**** Records supplied ****

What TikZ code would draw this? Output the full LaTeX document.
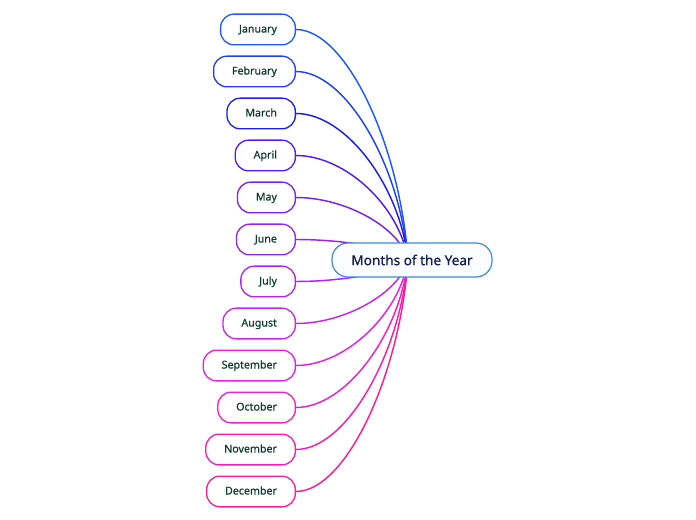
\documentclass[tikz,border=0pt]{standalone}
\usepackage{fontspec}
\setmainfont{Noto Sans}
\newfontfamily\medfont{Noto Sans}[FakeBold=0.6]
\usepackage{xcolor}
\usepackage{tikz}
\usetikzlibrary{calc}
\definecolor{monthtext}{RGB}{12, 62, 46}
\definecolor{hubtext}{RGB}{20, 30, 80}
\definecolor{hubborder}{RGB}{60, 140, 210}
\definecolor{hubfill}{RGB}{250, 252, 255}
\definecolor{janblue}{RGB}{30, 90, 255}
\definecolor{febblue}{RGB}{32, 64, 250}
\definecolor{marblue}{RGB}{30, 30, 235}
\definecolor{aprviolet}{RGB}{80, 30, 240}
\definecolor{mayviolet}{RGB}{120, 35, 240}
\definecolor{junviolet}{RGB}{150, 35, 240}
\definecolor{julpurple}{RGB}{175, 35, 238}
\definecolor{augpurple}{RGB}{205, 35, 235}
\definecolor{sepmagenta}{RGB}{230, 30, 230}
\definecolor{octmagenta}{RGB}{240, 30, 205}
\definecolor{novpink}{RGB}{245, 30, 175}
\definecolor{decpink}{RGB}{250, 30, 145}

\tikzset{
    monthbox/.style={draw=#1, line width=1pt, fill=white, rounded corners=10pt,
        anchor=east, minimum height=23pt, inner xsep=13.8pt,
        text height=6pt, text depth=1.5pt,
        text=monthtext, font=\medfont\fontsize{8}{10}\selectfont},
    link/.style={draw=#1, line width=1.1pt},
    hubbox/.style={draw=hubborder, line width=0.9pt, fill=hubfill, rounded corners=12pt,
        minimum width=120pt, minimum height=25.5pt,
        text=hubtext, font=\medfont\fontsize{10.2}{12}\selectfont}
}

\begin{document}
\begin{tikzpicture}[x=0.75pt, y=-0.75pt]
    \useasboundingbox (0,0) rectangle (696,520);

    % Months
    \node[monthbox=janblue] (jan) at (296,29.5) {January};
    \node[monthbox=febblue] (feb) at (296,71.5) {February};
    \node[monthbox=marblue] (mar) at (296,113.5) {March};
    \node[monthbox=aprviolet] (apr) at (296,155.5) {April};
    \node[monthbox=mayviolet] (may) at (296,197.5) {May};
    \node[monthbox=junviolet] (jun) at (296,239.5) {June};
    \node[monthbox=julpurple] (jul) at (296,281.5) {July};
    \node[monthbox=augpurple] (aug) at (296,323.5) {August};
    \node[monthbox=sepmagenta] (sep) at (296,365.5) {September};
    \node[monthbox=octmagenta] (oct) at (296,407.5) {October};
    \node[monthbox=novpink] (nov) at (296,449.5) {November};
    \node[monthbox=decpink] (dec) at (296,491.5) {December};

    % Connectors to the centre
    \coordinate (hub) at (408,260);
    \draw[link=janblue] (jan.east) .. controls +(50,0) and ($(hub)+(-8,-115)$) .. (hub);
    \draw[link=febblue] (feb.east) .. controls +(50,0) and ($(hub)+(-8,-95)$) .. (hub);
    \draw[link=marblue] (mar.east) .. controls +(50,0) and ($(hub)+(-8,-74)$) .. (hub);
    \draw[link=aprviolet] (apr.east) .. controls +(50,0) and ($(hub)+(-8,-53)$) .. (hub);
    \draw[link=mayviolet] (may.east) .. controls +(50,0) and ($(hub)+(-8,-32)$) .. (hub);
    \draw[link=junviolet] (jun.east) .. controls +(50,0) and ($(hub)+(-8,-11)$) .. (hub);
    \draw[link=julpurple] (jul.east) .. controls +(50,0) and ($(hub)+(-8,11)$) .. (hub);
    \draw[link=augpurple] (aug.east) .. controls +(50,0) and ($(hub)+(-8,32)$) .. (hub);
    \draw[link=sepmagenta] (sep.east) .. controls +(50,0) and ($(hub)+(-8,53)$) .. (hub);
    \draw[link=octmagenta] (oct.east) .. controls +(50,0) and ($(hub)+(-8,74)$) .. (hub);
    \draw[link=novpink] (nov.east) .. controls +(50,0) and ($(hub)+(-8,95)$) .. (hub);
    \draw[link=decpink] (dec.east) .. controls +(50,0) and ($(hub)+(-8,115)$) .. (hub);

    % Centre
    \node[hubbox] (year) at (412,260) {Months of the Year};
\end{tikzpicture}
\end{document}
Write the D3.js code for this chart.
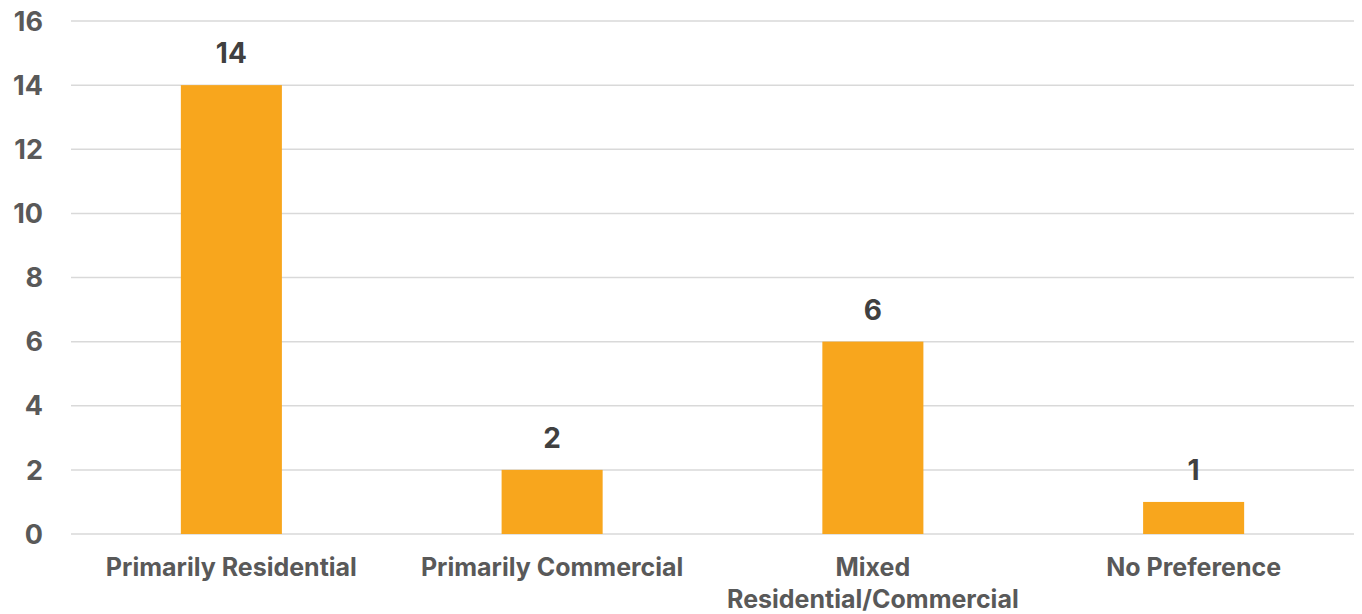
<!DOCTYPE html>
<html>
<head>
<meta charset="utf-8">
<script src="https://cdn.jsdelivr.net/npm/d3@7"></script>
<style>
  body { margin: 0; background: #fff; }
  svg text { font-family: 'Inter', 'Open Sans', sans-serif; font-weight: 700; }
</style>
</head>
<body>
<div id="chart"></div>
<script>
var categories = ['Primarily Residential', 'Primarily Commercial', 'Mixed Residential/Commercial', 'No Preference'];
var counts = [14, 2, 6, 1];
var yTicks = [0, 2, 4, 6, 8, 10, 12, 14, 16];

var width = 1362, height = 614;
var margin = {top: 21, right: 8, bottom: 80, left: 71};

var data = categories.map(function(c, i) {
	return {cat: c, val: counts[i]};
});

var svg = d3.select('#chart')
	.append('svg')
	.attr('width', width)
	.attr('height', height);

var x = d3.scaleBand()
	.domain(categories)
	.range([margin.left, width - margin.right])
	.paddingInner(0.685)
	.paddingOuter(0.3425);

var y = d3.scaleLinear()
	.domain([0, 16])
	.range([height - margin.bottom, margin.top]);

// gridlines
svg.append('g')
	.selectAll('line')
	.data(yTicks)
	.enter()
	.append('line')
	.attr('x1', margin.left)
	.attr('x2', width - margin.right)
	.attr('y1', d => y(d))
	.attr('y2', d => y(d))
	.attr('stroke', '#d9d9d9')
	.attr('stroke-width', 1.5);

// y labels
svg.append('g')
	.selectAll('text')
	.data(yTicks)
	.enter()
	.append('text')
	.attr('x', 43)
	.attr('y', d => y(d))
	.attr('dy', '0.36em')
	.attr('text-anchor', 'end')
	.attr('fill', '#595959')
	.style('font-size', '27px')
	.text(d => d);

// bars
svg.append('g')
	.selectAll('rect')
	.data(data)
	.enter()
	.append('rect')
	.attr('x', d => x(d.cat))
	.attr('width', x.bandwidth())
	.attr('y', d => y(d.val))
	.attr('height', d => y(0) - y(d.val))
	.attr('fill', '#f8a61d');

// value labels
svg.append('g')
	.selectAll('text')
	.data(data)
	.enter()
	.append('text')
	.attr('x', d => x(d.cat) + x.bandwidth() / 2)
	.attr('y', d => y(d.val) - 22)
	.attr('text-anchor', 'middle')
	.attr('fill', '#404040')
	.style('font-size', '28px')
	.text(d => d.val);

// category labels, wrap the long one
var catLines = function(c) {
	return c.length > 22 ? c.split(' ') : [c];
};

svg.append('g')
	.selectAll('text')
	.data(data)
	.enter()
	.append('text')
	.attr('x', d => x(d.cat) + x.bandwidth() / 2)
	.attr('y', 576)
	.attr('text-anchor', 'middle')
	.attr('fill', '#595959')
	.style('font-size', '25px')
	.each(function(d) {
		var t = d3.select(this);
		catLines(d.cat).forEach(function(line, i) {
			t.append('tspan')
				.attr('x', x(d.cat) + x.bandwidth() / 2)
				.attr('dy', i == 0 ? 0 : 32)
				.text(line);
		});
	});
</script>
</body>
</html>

****

# [Task brief]
Copy every line of the material in which the word "this" occurs.

# [Problem solution]
What TikZ code would draw this? Output the full LaTeX document.
Write the D3.js code for this chart.
		var t = d3.select(this);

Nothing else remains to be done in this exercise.